Los objetos más fáciles de perder

Los objetos más fáciles de perder

He decidido arriesgarme a la lluvia. Después de superar la veintena de sombrillas perdidas, opto por el aguacero. Prefiero exprimirme a mí, como si fuera una colcha mojada, que exprimir mi cerebro para recordar dónde la abandoné.

Y si logro acordarme, regresaría al sitio, rezaría —unas líneas para Alá, otras para Martí, otras para mi padre— para que algún buen samaritano, de esos que no abundan, me la haya guardado. Si no sucede así, solo me queda preguntarme como Silvio Rodríguez: ¿A dónde van?, y creer que alguien, a diferencia de mí que decidí arriesgarme al aguacero, se guarece debajo de ella.

Si juntara todas las fosforeras que he extraviado, podría armar un lanzallamas y convertir en cenizas todo lo que me sobra.

Normalmente, desaparecen cuando alguien que te pide para encender y sin pensarlo mucho se la echa en el bolsillo.

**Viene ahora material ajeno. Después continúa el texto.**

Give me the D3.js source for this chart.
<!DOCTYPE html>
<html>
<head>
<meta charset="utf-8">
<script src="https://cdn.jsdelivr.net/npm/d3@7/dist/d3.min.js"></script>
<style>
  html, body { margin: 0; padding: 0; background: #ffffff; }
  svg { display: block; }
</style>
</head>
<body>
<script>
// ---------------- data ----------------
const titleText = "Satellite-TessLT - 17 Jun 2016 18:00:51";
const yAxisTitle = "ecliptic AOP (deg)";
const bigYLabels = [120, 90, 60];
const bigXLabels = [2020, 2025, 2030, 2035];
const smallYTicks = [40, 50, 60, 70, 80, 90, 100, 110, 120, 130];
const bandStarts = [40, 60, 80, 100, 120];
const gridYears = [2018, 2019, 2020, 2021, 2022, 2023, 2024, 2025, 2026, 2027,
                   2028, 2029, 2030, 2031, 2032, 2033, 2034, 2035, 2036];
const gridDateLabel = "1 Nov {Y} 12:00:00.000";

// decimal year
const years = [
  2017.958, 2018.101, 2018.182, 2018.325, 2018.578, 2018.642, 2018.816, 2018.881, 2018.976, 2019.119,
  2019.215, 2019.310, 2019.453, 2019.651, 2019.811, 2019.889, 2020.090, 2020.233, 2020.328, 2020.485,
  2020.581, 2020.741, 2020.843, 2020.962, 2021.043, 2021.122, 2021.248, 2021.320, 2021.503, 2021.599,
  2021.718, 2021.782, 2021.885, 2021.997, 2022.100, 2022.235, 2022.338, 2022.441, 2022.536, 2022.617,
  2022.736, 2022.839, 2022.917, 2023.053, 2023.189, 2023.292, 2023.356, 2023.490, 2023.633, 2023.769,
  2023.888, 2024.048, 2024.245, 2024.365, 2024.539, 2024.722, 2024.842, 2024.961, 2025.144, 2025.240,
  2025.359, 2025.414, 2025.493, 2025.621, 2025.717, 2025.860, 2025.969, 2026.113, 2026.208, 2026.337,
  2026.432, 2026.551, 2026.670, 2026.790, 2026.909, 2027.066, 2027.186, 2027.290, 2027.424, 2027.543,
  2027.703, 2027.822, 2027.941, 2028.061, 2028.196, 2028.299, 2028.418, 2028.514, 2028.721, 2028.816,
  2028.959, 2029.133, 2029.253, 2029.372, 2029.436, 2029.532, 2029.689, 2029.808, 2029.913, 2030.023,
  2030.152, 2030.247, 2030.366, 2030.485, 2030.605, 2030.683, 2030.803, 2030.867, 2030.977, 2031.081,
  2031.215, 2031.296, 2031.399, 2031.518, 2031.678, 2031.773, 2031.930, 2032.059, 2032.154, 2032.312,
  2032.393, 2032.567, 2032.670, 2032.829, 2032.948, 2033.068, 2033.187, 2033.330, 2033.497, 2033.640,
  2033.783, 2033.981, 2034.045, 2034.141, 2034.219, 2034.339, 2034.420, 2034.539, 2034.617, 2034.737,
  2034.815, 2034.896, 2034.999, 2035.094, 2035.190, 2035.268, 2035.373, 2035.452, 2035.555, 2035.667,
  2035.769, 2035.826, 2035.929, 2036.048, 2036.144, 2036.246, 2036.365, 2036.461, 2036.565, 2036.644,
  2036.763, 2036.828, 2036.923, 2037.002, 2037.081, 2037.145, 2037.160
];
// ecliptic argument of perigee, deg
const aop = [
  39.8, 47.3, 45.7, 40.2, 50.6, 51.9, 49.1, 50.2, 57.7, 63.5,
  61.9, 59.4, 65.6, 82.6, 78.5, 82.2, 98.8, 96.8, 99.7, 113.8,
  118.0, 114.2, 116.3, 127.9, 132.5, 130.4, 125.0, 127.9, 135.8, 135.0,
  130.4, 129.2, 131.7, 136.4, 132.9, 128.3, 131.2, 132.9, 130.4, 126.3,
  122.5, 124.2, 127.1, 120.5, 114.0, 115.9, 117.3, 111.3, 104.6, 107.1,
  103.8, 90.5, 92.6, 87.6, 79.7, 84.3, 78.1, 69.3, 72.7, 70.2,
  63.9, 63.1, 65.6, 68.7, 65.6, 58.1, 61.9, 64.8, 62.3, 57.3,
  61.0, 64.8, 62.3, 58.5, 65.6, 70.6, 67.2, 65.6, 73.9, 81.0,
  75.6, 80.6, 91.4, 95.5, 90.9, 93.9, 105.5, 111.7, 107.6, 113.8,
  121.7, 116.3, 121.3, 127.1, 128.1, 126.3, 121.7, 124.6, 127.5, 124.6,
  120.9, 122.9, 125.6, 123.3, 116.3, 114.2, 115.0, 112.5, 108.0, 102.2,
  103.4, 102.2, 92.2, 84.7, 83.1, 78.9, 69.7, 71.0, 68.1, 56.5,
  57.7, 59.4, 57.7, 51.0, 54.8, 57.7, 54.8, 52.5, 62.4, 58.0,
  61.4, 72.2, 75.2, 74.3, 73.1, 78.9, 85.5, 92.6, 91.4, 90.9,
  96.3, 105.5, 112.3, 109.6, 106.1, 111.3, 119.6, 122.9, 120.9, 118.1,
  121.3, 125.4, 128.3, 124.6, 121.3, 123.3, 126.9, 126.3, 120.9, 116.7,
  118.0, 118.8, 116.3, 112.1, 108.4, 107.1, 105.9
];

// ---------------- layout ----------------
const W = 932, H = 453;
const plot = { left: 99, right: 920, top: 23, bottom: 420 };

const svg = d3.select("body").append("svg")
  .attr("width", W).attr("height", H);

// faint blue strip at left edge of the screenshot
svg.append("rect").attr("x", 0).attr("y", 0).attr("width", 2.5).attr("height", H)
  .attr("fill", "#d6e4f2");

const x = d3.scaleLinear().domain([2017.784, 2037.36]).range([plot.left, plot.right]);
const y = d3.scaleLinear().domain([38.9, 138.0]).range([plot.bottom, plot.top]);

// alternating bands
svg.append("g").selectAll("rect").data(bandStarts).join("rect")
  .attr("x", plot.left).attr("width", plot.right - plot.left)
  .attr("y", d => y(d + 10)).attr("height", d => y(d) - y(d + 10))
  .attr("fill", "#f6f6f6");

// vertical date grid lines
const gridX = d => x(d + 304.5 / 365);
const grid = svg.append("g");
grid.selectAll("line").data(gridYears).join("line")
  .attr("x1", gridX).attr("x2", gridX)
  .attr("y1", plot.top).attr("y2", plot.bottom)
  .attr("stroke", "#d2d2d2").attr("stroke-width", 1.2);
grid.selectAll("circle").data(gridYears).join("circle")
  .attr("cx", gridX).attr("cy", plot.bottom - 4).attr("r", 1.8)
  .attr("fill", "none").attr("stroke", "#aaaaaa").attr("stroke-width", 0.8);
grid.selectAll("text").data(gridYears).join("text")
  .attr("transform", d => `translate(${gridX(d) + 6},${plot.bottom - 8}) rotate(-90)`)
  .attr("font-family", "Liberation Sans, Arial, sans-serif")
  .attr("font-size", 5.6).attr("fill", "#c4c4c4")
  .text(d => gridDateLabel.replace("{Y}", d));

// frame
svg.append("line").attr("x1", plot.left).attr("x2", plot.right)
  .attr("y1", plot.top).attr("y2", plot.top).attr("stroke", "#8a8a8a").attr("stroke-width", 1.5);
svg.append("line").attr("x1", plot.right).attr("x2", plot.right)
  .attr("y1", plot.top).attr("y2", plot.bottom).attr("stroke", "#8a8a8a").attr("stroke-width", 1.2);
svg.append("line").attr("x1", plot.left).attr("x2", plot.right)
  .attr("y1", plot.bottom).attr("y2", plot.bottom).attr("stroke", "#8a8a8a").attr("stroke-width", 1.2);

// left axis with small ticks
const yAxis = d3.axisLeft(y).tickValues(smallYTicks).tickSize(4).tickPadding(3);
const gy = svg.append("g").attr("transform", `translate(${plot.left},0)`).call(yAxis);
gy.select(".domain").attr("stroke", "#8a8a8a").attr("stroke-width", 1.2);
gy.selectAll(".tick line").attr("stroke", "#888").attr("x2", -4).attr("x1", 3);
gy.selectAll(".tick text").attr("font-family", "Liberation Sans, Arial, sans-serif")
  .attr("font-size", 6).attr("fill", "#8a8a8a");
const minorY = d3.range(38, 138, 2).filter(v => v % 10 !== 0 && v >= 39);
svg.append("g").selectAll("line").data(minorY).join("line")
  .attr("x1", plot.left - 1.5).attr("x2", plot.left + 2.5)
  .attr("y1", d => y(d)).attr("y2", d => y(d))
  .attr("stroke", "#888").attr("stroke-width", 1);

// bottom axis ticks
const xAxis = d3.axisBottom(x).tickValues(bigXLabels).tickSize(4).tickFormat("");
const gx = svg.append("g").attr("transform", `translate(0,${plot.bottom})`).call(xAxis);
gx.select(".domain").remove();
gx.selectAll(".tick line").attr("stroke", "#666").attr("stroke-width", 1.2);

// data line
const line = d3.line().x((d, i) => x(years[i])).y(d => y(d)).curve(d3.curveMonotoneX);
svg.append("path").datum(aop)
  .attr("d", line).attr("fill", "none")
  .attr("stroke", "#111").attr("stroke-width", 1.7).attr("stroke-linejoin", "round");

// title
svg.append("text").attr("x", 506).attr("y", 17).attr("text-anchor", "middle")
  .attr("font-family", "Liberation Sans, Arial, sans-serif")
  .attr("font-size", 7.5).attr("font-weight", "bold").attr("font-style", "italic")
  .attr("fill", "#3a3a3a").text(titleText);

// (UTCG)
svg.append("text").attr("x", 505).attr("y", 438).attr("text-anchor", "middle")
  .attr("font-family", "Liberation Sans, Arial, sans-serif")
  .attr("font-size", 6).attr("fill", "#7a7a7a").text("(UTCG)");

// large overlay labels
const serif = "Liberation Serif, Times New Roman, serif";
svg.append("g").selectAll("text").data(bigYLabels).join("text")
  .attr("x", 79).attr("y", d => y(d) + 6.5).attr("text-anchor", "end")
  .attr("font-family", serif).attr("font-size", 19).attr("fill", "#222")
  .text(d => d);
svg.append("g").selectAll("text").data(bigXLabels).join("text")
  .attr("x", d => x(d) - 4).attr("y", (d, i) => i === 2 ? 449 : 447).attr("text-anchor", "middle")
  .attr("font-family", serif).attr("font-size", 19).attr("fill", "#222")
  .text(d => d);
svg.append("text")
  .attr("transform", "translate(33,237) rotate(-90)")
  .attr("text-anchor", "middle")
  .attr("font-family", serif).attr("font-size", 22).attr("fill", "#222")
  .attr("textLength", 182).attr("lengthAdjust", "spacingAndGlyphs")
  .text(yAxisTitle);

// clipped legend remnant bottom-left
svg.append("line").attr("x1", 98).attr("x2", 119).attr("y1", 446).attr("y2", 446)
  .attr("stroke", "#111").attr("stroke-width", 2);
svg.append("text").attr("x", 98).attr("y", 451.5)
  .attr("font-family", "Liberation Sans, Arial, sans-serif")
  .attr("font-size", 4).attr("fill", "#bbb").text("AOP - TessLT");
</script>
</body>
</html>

Aquí debo ser justo y decir que yo también, sin querer, me he quedado con una o dos de socios desprevenidos. No es una cuestión de cleptomanía, sino por el acto reflejo de guardar cualquiera de ellas, las mías y las de otros, nada más las utilizo.

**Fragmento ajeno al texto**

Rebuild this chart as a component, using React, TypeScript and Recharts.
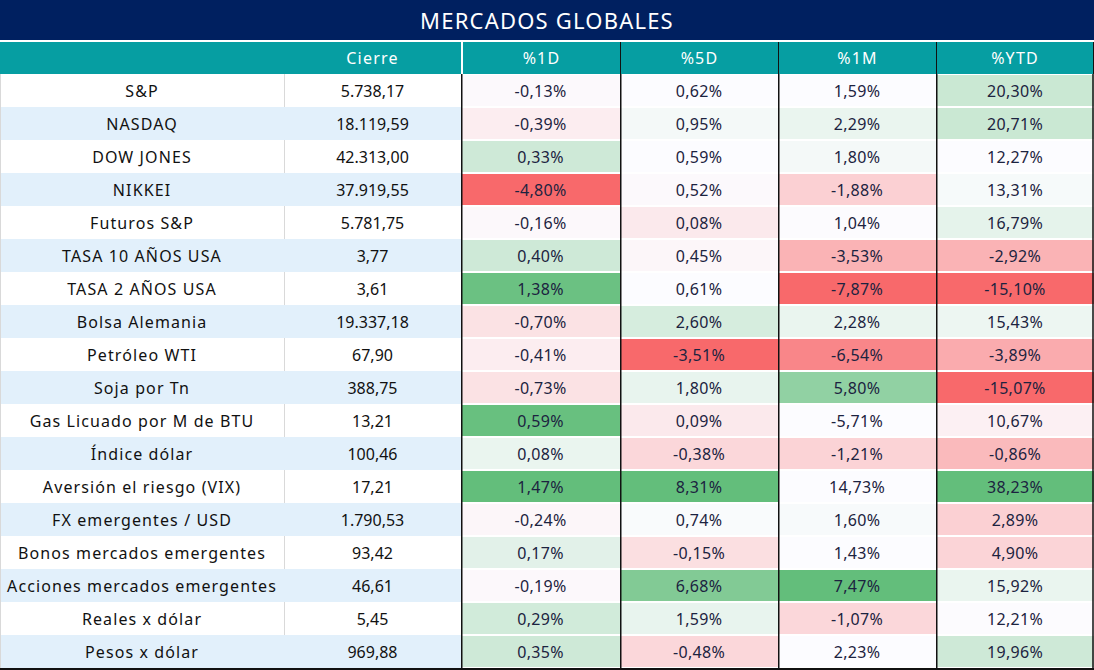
import { Bar, BarChart, XAxis, YAxis } from 'recharts'

const names = [
  'S&P', 'NASDAQ', 'DOW JONES', 'NIKKEI', 'Futuros S&P', 'TASA 10 AÑOS USA', 'TASA 2 AÑOS USA',
  'Bolsa Alemania', 'Petróleo WTI', 'Soja por Tn', 'Gas Licuado por M de BTU', 'Índice dólar',
  'Aversión el riesgo (VIX)', 'FX emergentes / USD', 'Bonos mercados emergentes',
  'Acciones mercados emergentes', 'Reales x dólar', 'Pesos x dólar',
]
const cierre = [5738.17, 18119.59, 42313.0, 37919.55, 5781.75, 3.77, 3.61, 19337.18, 67.9, 388.75, 13.21, 100.46, 17.21, 1790.53, 93.42, 46.61, 5.45, 969.88]
const chg1D = [-0.13, -0.39, 0.33, -4.8, -0.16, 0.4, 1.38, -0.7, -0.41, -0.73, 0.59, 0.08, 1.47, -0.24, 0.17, -0.19, 0.29, 0.35]
const chg5D = [0.62, 0.95, 0.59, 0.52, 0.08, 0.45, 0.61, 2.6, -3.51, 1.8, 0.09, -0.38, 8.31, 0.74, -0.15, 6.68, 1.59, -0.48]
const chg1M = [1.59, 2.29, 1.8, -1.88, 1.04, -3.53, -7.87, 2.28, -6.54, 5.8, -5.71, -1.21, 14.73, 1.6, 1.43, 7.47, -1.07, 2.23]
const chgYTD = [20.3, 20.71, 12.27, 13.31, 16.79, -2.92, -15.1, 15.43, -3.89, -15.07, 10.67, -0.86, 38.23, 2.89, 4.9, 15.92, 12.21, 19.96]

// conditional-format level (-1 red .. 0 white .. 1 green)
const heat1D = [-0.02, -0.1, 0.3, -1, -0.03, 0.3, 0.95, -0.18, -0.1, -0.18, 0.97, 0.12, 1, -0.04, 0.17, -0.03, 0.28, 0.3]
const heat5D = [0, 0.05, 0, -0.02, -0.13, -0.04, 0, 0.25, -1, 0.13, -0.13, -0.25, 1, 0.02, -0.2, 0.8, 0.13, -0.25]
const heat1M = [0, 0.12, 0.05, -0.3, -0.01, -0.5, -1, 0.12, -0.8, 0.7, 0, -0.28, 0, 0.03, 0, 1, -0.25, 0]
const heatYTD = [0.33, 0.33, 0, 0.04, 0.15, -0.5, -1, 0.1, -0.55, -1, -0.08, -0.45, 1, -0.3, -0.27, 0.12, -0.01, 0.3]

const headers = ['', 'Cierre', '%1D', '%5D', '%1M', '%YTD']
const title = 'MERCADOS GLOBALES'

const COL_W = [284, 177, 159, 158, 158, 158]
const ROW_H = 33
const FONT = '"Noto Sans", sans-serif'

const changes = [chg1D, chg5D, chg1M, chgYTD]
const heats = [heat1D, heat5D, heat1M, heatYTD]

const data = names.map((name, i) => ({
  name,
  w0: COL_W[0],
  w1: COL_W[1],
  w2: COL_W[2],
  w3: COL_W[3],
  w4: COL_W[4],
  w5: COL_W[5],
  idx: i,
}))

function fmt(v: number) {
  const [int, dec] = Math.abs(v).toFixed(2).split('.')
  const grouped = int.replace(/\B(?=(\d{3})+(?!\d))/g, '.')
  return (v < 0 ? '-' : '') + grouped + ',' + dec
}

function heatColor(h: number) {
  const base = [252, 252, 255]
  const end = h >= 0 ? [99, 190, 123] : [248, 105, 107]
  const t = Math.min(1, Math.abs(h))
  const c = base.map((b, k) => Math.round(b + (end[k] - b) * t))
  return `rgb(${c[0]},${c[1]},${c[2]})`
}

function TableCell(props: any) {
  const { x, y, width, height, payload, col } = props
  const i = payload.idx
  const cx = x + width / 2
  const cy = y + height / 2
  if (col < 2) {
    const bg = i % 2 === 1 ? '#e2f0fb' : '#ffffff'
    const label = col === 0 ? names[i] : fmt(cierre[i])
    return (
      <g>
        <rect x={x} y={y} width={width} height={height} fill={bg} />
        {col === 1 && i % 2 === 0 && (
          <line x1={x + 0.5} x2={x + 0.5} y1={y} y2={y + height} stroke="#d9d9d9" />
        )}
        {col === 0 && <line x1={0.5} x2={0.5} y1={y} y2={y + height} stroke="#d9d9d9" />}
        <text x={cx} y={cy} textAnchor="middle" dominantBaseline="central"
          fontFamily={FONT} fontSize={16} fill="#111111" letterSpacing={col === 0 ? 1.1 : 0}>
          {label}
        </text>
      </g>
    )
  }
  const v = changes[col - 2][i]
  const h = heats[col - 2][i]
  return (
    <g>
      <rect x={x} y={y} width={width} height={height} fill="#ffffff" />
      <rect x={x} y={y + 1} width={width} height={height - 2} fill={heatColor(h)} />
      <line x1={x + 0.75} x2={x + 0.75} y1={y} y2={y + height} stroke="#111111" strokeWidth={1.5} />
      {col === 5 && (
        <line x1={x + width - 1} x2={x + width - 1} y1={y} y2={y + height} stroke="#111111" strokeWidth={1.5} />
      )}
      <text x={cx} y={cy} textAnchor="middle" dominantBaseline="central"
        fontFamily={FONT} fontSize={16} fill="#1c2340" letterSpacing={0.3}>
        {fmt(v) + '%'}
      </text>
    </g>
  )
}

const total = COL_W.reduce((a, b) => a + b, 0)

export default function App() {
  return (
    <div style={{ position: 'absolute', left: 0, top: 0, width: 1094, height: 670, background: '#ffffff', fontFamily: FONT }}>
      <div style={{
        position: 'absolute', left: 0, top: 0, width: 1094, height: 40, background: '#002060',
        color: '#ffffff', fontSize: 22, lineHeight: '40px', textAlign: 'center', letterSpacing: 1.2,
      }}>
        {title}
      </div>
      <div style={{ position: 'absolute', left: 0, top: 42, width: 1094, height: 32, display: 'flex' }}>
        {headers.map((hd, k) => (
          <div key={k} style={{
            width: COL_W[k], height: 32, background: '#069ea2', color: '#ffffff', fontSize: 16,
            lineHeight: '32px', textAlign: 'center', boxSizing: 'border-box', letterSpacing: 1.2,
            borderLeft: k === 2 ? '2px solid #ffffff' : k > 2 ? '1.5px solid #111111' : 'none',
            borderRight: k === 5 ? '1.5px solid #111111' : 'none',
          }}>
            {hd}
          </div>
        ))}
      </div>
      <div style={{ position: 'absolute', left: 0, top: 74 }}>
        <BarChart width={1094} height={ROW_H * names.length} data={data} layout="vertical"
          margin={{ top: 0, right: 0, bottom: 0, left: 0 }} barCategoryGap={0} barGap={0}>
          <XAxis type="number" domain={[0, total]} hide />
          <YAxis type="category" dataKey="name" hide />
          {[0, 1, 2, 3, 4, 5].map((c) => (
            <Bar key={c} dataKey={`w${c}`} stackId="t" isAnimationActive={false}
              shape={(p: any) => <TableCell {...p} col={c} />} />
          ))}
        </BarChart>
      </div>
      <div style={{ position: 'absolute', left: 0, top: 668, width: 1094, height: 2, background: '#111111' }} />
    </div>
  )
}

Temes que alguien más, alguien con el mismo acto reflejo que tú, se vaya a quedar con la tuya y no te percates. Y así se forma un círculo vicioso de desprevenidos y ladrones. El otro día vi un chiste en Internet que describe a la perfección este fenómeno: «El día de mi funeral, revisa mis bolsillos, es posible que tenga tu fosforera». Es más, revísamelos ahora, que probablemente esté ahí.

Tal vez empatado con el miedo a la muerte y a la locura, se halle el de tocarte el bolsillo del pantalón o revisar el bolso y no dar con el celular. Pum pum pum. La taquicardia. Pum pum pum. Te sientes como el ser más solitario del mundo.

Entonces, te palpas a ti mismo, te tocas con más desespero y detalle que la primera vez que te enfrentaste a otro cuerpo desnudo y palpitante, como si tu propia piel tuviera cientos de compartimentos secretos; o lanzas el contenido del bolso sobre una mesa y cae el delineador de ojos y las toallitas húmedas y el papel de pizza que engurruñaste y metiste ahí para no botarlo en la calle. Si aún no aparece, pum pum pum… las trompetas de jazz del Apocalipsis… hasta que recuerdas que lo dejaste en la oficina para cargarlo o enganchado a la computadora porque copias algunas canciones y vuelves a ser persona.

Otro objeto con predisposición a jugar a los escondidos, como un niño de los 90 en medio de un apagón, son las llaves. A mí, por lo general, me ocurre en la casa. Cuando en los sitios de siempre (encima de la mesa del comedor o del refrigerador o en tu pecho, nena) no se hallan, corresponde realizar una búsqueda a profundidad.

Te arrastras debajo de la cama como un soldado en una alambrada, levantas los cojines de las butacas o el sofá, escudriñas dentro de los búcaros e incluso en el congelador. Esto último le pasó a un familiar mío, lo juro, así que no violo la regla de la verosimilitud del periodismo.

Al final, las llaves siempre aparecen. Tal vez las agarró tu hermano o tu madre, porque no encontraban las suyas y tuvieron que ir a buscar el pan o el amor de su vida.

Dentro del hogar, además de las llaves, al mando del televisor parece que le salieran patas, como un raro perro salchicha con transistores. Nunca se queda quieto en un lugar. Corretea de la mesita con el cenicero al multimueble detrás de una foto de 15 o al lado de ese muñeco de porcelana que es un niño pequeño que hace pis.

Siempre he creído, a la vez, que mi chancleta izquierda está fajada a muerte —no pueden verse ni en pintura— con la derecha. Nunca cuando las necesito ocupan lugares cercanos. Cada una elige una esquina del cuarto y se quedan ahí, como matrimonio mal llevado.

He perdido muchos más artículos y artilugios: gafas de sol que se quedaron enterradas en la arena de alguna playa, el salario en los días 20 del mes, el último en una cola, los sellos de cinco pesos, la dignidad cuando me acobardo, un blíster de pastillas, bolígrafos —aunque esos tengo una idea de quién me los coge—, la paciencia; pero eso sí, nunca la esperanza.